Summary: Harvard student Mark Zuckerberg creates the social networking site that would become known as Facebook, but is later sued by two brothers who claimed he stole their idea, and the cofounder who was later squeezed out of the business.
Review:
I finally got around to actually watching this one and I was not super impressed. Maybe it's because almost every single on the characters are complete idiots. Or maybe I just don't really like Jesse Eisenberg. The bright spot here is Aaron Sorkin's writing. And yes, you can definitely tell that he had a hand in writing this movie. It's dialogue and monologue heavy. So much dialogue is crammed into small spaces, the audience really has to pay attention to follow all the twists and turns in the conversations. Overall though, I just couldn't get behind any of the characters and therefore I just didn't love the movie.
Best Bits:
- Marylin Delpy: The site got twenty-two hundred hits within two hours? Mark Zuckerberg: Thousand. Marylin: I'm sorry? Mark: Twenty-two *thousand*. Marylin: [to herself] Wow.

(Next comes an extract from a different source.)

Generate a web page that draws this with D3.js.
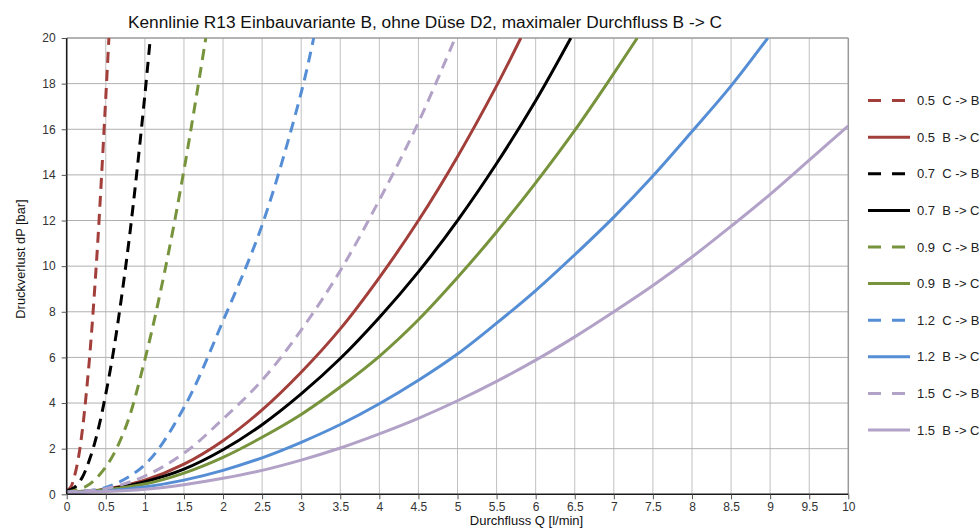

- Mark: You know, you really don't need a forensics team to get to the bottom of this. If you guys were the inventors of Facebook, you'd have invented Facebook.
- K.C.: Seven different people spammed me the same link. KC's Friend: What is it? K.C.: I don't know, but I'm really hoping it's cats that look like Hitler, because I can never get enough of that.
- Erica Albright: You are probably going to be a very successful computer person. But you're going to go through life thinking that girls don't like you because you're a nerd. And I want you to know, from the bottom of my heart, that that won't be true. It'll be because you're an asshole.
- Sean Parker: We lived on farms, then we lived in cities, and now we're going to live on the internet!